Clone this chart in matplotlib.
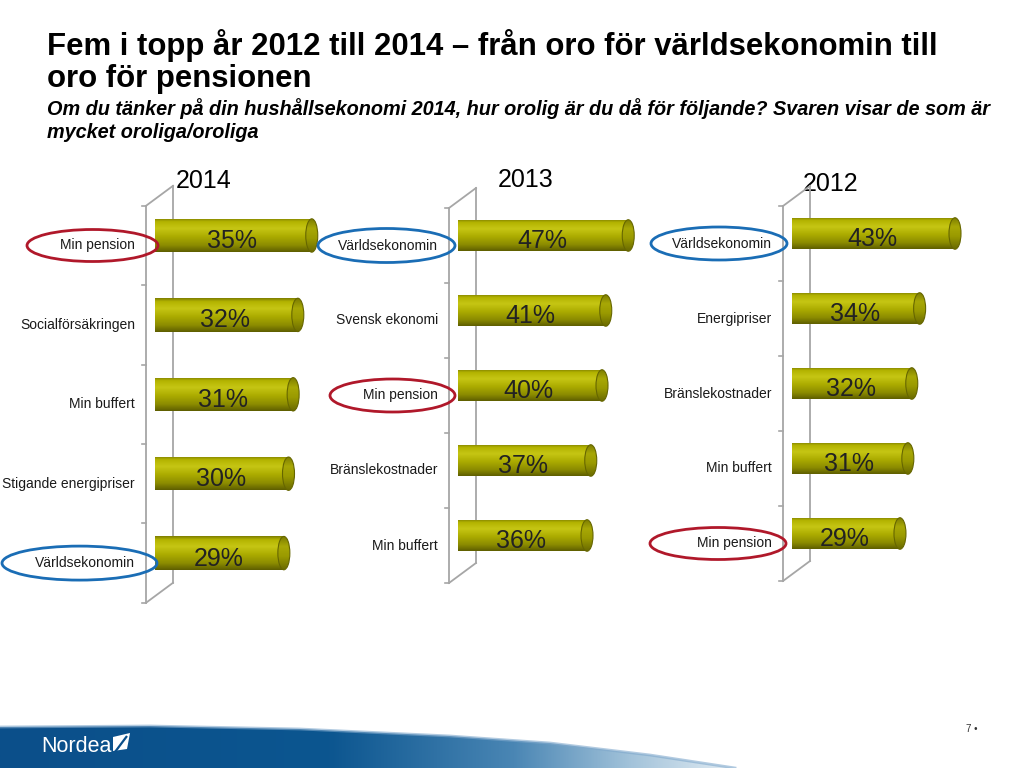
import numpy as np
import matplotlib
matplotlib.use('Agg')
import matplotlib.pyplot as plt
from matplotlib.patches import Ellipse, Polygon
from matplotlib.colors import LinearSegmentedColormap
import matplotlib.transforms as mtrans

plt.rcParams['font.family'] = ['Liberation Sans', 'DejaVu Sans']

# ---------------- data ----------------
title_lines = ["Fem i topp år 2012 till 2014 – från oro för världsekonomin till",
               "oro för pensionen"]
subtitle_lines = ["Om du tänker på din hushållsekonomi 2014, hur orolig är du då för följande? Svaren visar de som är",
                  "mycket oroliga/oroliga"]

years = ["2014", "2013", "2012"]
cats_2014 = ["Min pension", "Socialförsäkringen", "Min buffert", "Stigande energipriser", "Världsekonomin"]
vals_2014 = [35, 32, 31, 30, 29]
cats_2013 = ["Världsekonomin", "Svensk ekonomi", "Min pension", "Bränslekostnader", "Min buffert"]
vals_2013 = [47, 41, 40, 37, 36]
cats_2012 = ["Världsekonomin", "Energipriser", "Bränslekostnader", "Min buffert", "Min pension"]
vals_2012 = [43, 34, 32, 31, 29]

page_number = "7 •"
brand = "Nordea"

# ---------------- style / layout ----------------
W, H, DPI = 1024, 768, 100
RED = '#b0182a'
BLUE = '#1a6db5'
FRAME = '#a6a6a6'

# x0 of bar, first bar centre y, category spacing, px per percent
layout = {
    "2014": dict(x0=155, y0=235.5, sp=79.4, scale=4.65, year_xy=(204, 181)),
    "2013": dict(x0=458, y0=235.5, sp=75.0, scale=3.75, year_xy=(526, 180)),
    "2012": dict(x0=792, y0=233.5, sp=75.0, scale=3.93, year_xy=(831, 184)),
}
# highlighted label ellipses: (category index, colour, width px, right offset px, height px)
highlights = {
    "2014": [(0, RED, 131, 3, 32), (4, BLUE, 155, 2, 34)],
    "2013": [(0, BLUE, 137, -3, 34), (2, RED, 125, -3, 33)],
    "2012": [(0, BLUE, 136, -5, 33), (4, RED, 136, -6, 32)],
}
panel_data = {"2014": (cats_2014, vals_2014),
              "2013": (cats_2013, vals_2013),
              "2012": (cats_2012, vals_2012)}

body_cmap = LinearSegmentedColormap.from_list('body', [
    (0.0, '#7d7d00'), (0.10, '#b3b300'), (0.30, '#c6c614'),
    (0.55, '#abab00'), (0.80, '#8c8c00'), (1.0, '#5e5e00')])
cap_cmap = LinearSegmentedColormap.from_list('cap', [
    (0.0, '#7a7a00'), (0.3, '#a8a806'), (0.6, '#9a9a00'), (1.0, '#6a6a00')])

fig = plt.figure(figsize=(W / DPI, H / DPI), dpi=DPI)
fig.patch.set_facecolor('white')

bg = fig.add_axes([0, 0, 1, 1], zorder=0)
bg.set_xlim(0, W)
bg.set_ylim(H, 0)
bg.set_axis_off()

# titles
for k, line in enumerate(title_lines):
    bg.text(47, 55 + 32 * k, line, fontsize=22.4, fontweight='bold', color='black',
            ha='left', va='baseline')
for k, line in enumerate(subtitle_lines):
    bg.text(47, 115 + 23 * k, line, fontsize=14.3, fontweight='bold', fontstyle='italic',
            color='black', ha='left', va='baseline')

# footer swoosh
top_edge = [(0, 727), (150, 726), (300, 729), (450, 736), (550, 743), (650, 755), (735, 768)]
poly = Polygon(top_edge + [(0, 768)], closed=True, facecolor='none', edgecolor='none')
bg.add_patch(poly)
foot_cmap = LinearSegmentedColormap.from_list('foot', [
    (0.0, '#0b4f8a'), (0.45, '#0c5690'), (0.7, '#4a86b4'), (0.86, '#a3c3da'), (1.0, '#e2ecf3')])
grad = np.linspace(0, 1, 256)[None, :]
im = bg.imshow(grad, extent=[0, 735, 768, 724], cmap=foot_cmap, aspect='auto', zorder=1)
im.set_clip_path(poly)
bg.plot([p[0] for p in top_edge], [p[1] for p in top_edge], color='#7fa8cc', lw=2, alpha=0.6, zorder=2)
bg.text(41, 747, brand, fontsize=15.5, color='white', ha='left', va='center', zorder=3)
bg.add_patch(Polygon([(113, 737), (130, 733), (127, 749), (113, 751)], closed=True,
                     facecolor='white', edgecolor='none', zorder=3))
bg.plot([115, 127], [752, 736], color='#0b4f8a', lw=1.6, zorder=4, solid_capstyle='butt')
bg.text(966, 729, page_number, fontsize=7, color='#333333', ha='left', va='center')
bg.set_xlim(0, W)
bg.set_ylim(H, 0)

px = 1.0 / DPI
for yr in years:
    L = layout[yr]
    cats, vals = panel_data[yr]
    n = len(cats)
    xmax = 50
    top = L['y0'] - 0.5 * L['sp']
    hgt = n * L['sp']
    ax = fig.add_axes([L['x0'] / W, 1 - (top + hgt) / H, xmax * L['scale'] / W, hgt / H], zorder=2)
    ax.set_facecolor('none')
    ax.set_axis_off()

    capw = 12 / L['scale']
    bh = 0.42
    ygrad = np.linspace(0, 1, 128)[:, None]
    for i, v in enumerate(vals):
        body_end = v - capw / 2
        bars = ax.barh(i, body_end, height=bh, left=0, color='none', edgecolor='none', zorder=2)
        rect = bars.patches[0]
        imb = ax.imshow(ygrad, extent=[0, body_end, i + bh / 2, i - bh / 2], cmap=body_cmap,
                        aspect='auto', zorder=2, interpolation='bilinear')
        imb.set_clip_path(rect)
        cap = Ellipse((body_end, i), capw, bh, facecolor='none', edgecolor='#666600', lw=0.8, zorder=4)
        ax.add_patch(cap)
        imc = ax.imshow(ygrad, extent=[body_end - capw / 2, body_end + capw / 2, i + bh / 2, i - bh / 2],
                        cmap=cap_cmap, aspect='auto', zorder=3, interpolation='bilinear')
        imc.set_clip_path(cap)
        ax.annotate(f"{v}%", xy=(v / 2, i), xytext=(-3, -4), textcoords='offset points',
                    ha='center', va='center', fontsize=18, color='#222222', zorder=5)

    ax.set_xlim(0, xmax)
    ax.set_ylim(n - 0.5, -0.5)

    front = ax.transData + mtrans.ScaledTranslation(-9 * px, -10 * px, fig.dpi_scale_trans)
    back = ax.transData + mtrans.ScaledTranslation(18 * px, 10 * px, fig.dpi_scale_trans)
    ax.plot([0, 0], [-0.5, n - 0.5], color=FRAME, lw=1.3, transform=front, clip_on=False, zorder=1)
    ax.plot([0, 0], [-0.5, n - 0.5], color=FRAME, lw=1.3, transform=back, clip_on=False, zorder=1)
    for yb in (-0.5, n - 0.5):
        t = fig.dpi_scale_trans + mtrans.ScaledTranslation(0, yb, ax.transData)
        ax.plot([-9 * px, 18 * px], [-10 * px, 10 * px], color=FRAME, lw=1.3, transform=t,
                clip_on=False, zorder=1)
    for b in np.arange(-0.5, n, 1.0):
        t = fig.dpi_scale_trans + mtrans.ScaledTranslation(0, b, ax.transData)
        ax.plot([-13 * px, -9 * px], [-10 * px, -10 * px], color=FRAME, lw=1.2, transform=t,
                clip_on=False, zorder=1)

    lab_t = ax.transData + mtrans.ScaledTranslation(-20 * px, -10 * px, fig.dpi_scale_trans)
    for i, c in enumerate(cats):
        ax.text(0, i, c, transform=lab_t, ha='right', va='center', fontsize=10,
                color='#1a1a1a', clip_on=False, zorder=6)

    for (idx, col, w, roff, eh) in highlights[yr]:
        t = fig.dpi_scale_trans + mtrans.ScaledTranslation(0, idx, ax.transData)
        e = Ellipse(((roff - w / 2) * px, -10 * px), w * px, eh * px, transform=t,
                    facecolor='none', edgecolor=col, lw=2.0, clip_on=False, zorder=7)
        ax.add_patch(e)

    bg.text(L['year_xy'][0], L['year_xy'][1], yr, fontsize=18, color='black',
            ha='center', va='center')

fig.savefig('out.png', dpi=DPI)
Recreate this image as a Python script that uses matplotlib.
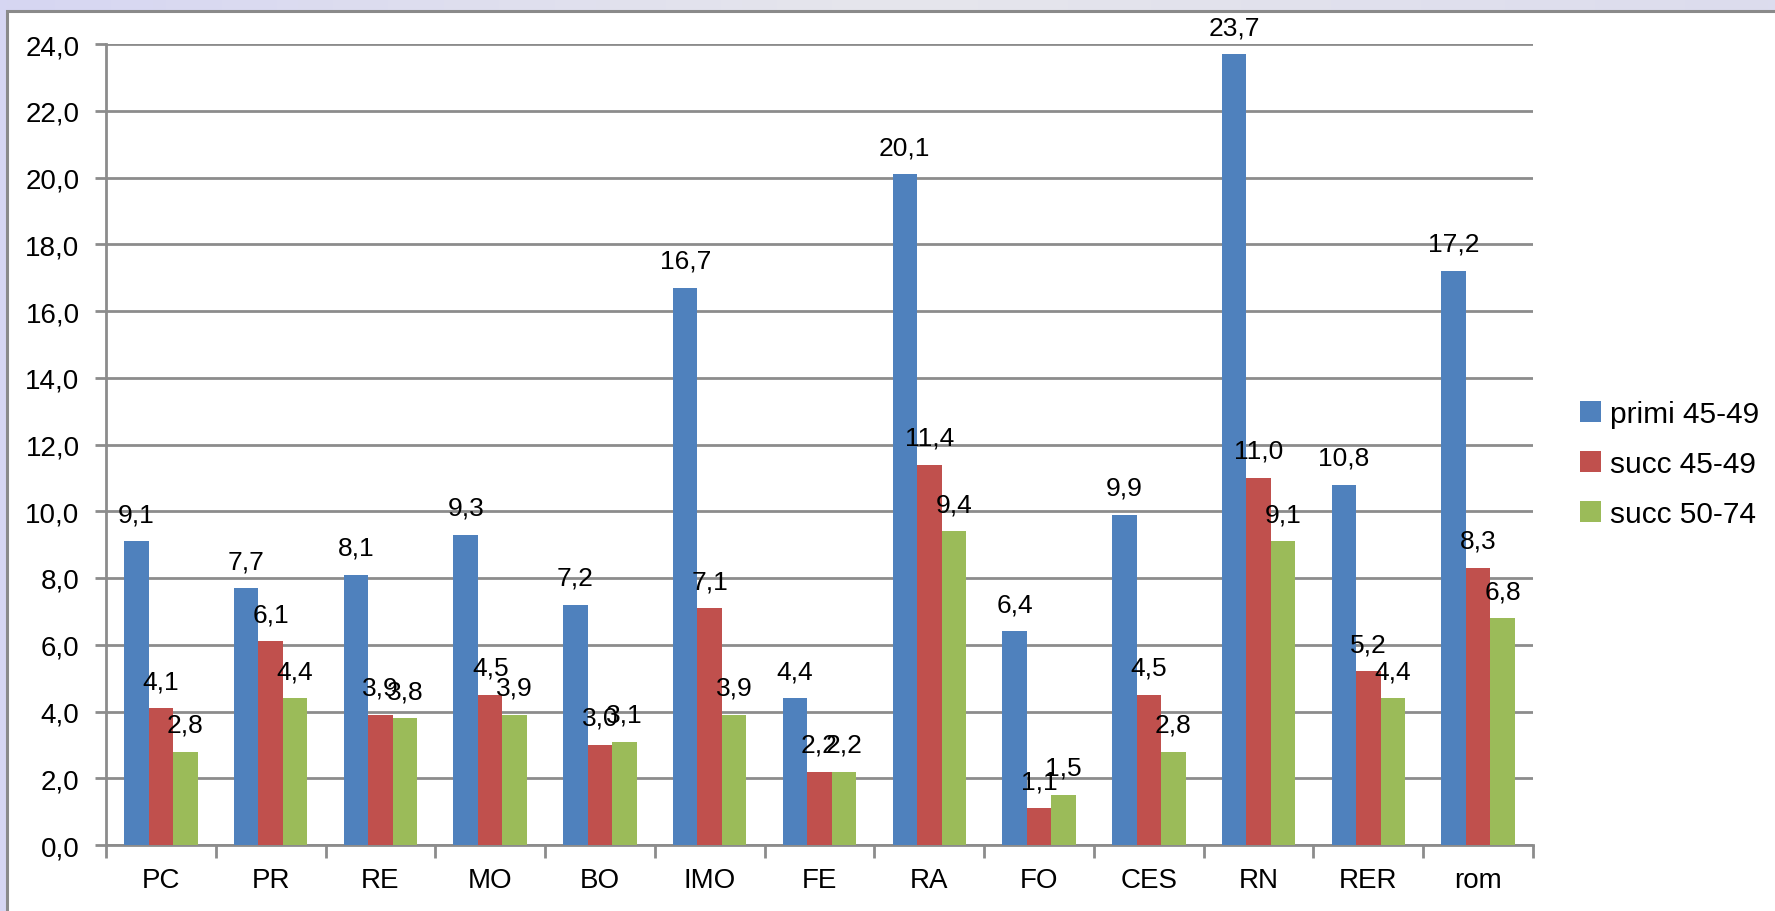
import matplotlib
matplotlib.use("Agg")
import matplotlib.pyplot as plt
import numpy as np
from matplotlib.patches import Rectangle, Patch
from matplotlib.ticker import FuncFormatter, FixedLocator
from matplotlib.colors import LinearSegmentedColormap

categories = ["PC", "PR", "RE", "MO", "BO", "IMO", "FE", "RA", "FO", "CES", "RN", "RER", "rom"]
primi_45_49 = [9.1, 7.7, 8.1, 9.3, 7.2, 16.7, 4.4, 20.1, 6.4, 9.9, 23.7, 10.8, 17.2]
succ_45_49 = [4.1, 6.1, 3.9, 4.5, 3.0, 7.1, 2.2, 11.4, 1.1, 4.5, 11.0, 5.2, 8.3]
succ_50_74 = [2.8, 4.4, 3.8, 3.9, 3.1, 3.9, 2.2, 9.4, 1.5, 2.8, 9.1, 4.4, 6.8]
series_names = ["primi 45-49", "succ 45-49", "succ 50-74"]
colors = ["#4F81BD", "#C0504D", "#9BBB59"]

plt.rcParams['font.family'] = ['Liberation Sans', 'DejaVu Sans']

W, H = 1775, 912
fig = plt.figure(figsize=(W / 100, H / 100), dpi=100)

# background gradient
bg = fig.add_axes([0, 0, 1, 1], zorder=-10)
grad = np.linspace(0, 1, 256)[None, :]
cmap = LinearSegmentedColormap.from_list("bg", ["#d6d6f2", "#e6e6ec", "#dcdcee"])
bg.imshow(grad, aspect="auto", cmap=cmap, extent=[0, 1, 0, 1])
bg.add_patch(Rectangle((7 / W, -0.1), 1.2, 1 - 12 / H + 0.1, transform=bg.transAxes,
                       facecolor="white", edgecolor="#8a8a8a", linewidth=2.2))
bg.set_xlim(0, 1)
bg.set_ylim(0, 1)
bg.axis("off")

L, R, T, B = 106, 1533, 45, 846
ax = fig.add_axes([L / W, 1 - B / H, (R - L) / W, (B - T) / H])
ax.set_facecolor("none")

x = np.arange(len(categories))
bw = 0.223
data = [primi_45_49, succ_45_49, succ_50_74]
for i, (vals, c, name) in enumerate(zip(data, colors, series_names)):
    pos = x + (i - 1) * bw
    ax.bar(pos, vals, width=bw, color=c, label=name, zorder=3)
    for xp, v in zip(pos, vals):
        ax.annotate(f"{v:.1f}".replace(".", ","), (xp, v), xytext=(0, 14.4),
                    textcoords="offset points", ha="center", va="baseline",
                    fontsize=19, color="black", zorder=5)

ax.set_xlim(-0.5, len(categories) - 0.5)
ax.set_ylim(0, 24)
ax.set_yticks(np.arange(0, 25, 2))
ax.yaxis.set_major_formatter(FuncFormatter(lambda v, p: f"{v:.1f}".replace(".", ",")))
ax.grid(axis="y", color="#8c8c8c", linewidth=2, zorder=0)
ax.set_axisbelow(True)

ax.set_xticks(x)
ax.set_xticklabels(categories)
ax.xaxis.set_minor_locator(FixedLocator(np.arange(-0.5, len(categories), 1)))
ax.tick_params(axis="x", which="major", length=0, pad=16, labelsize=20)
ax.tick_params(axis="x", which="minor", length=9, width=2, color="#8c8c8c")
ax.tick_params(axis="y", length=8, width=2, color="#8c8c8c", labelsize=20, pad=11)

for s in ["top", "right"]:
    ax.spines[s].set_visible(False)
for s in ["left", "bottom"]:
    ax.spines[s].set_color("#8c8c8c")
    ax.spines[s].set_linewidth(2)

handles = [Patch(facecolor=c, edgecolor="none") for c in colors]
fig.legend(handles, series_names, loc="center left", bbox_to_anchor=(1556 / W, 1 - 465 / H),
           frameon=False, fontsize=21.5, handlelength=0.7, handleheight=0.7,
           handletextpad=0.3, labelspacing=0.74, borderpad=0.3)

fig.savefig("out.png", dpi=100)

**Exercise objective:** Which lines contain the word "this"? Copy each of them.

**Exercise solution:**
Clone this chart in matplotlib.
Recreate this image as a Python script that uses matplotlib.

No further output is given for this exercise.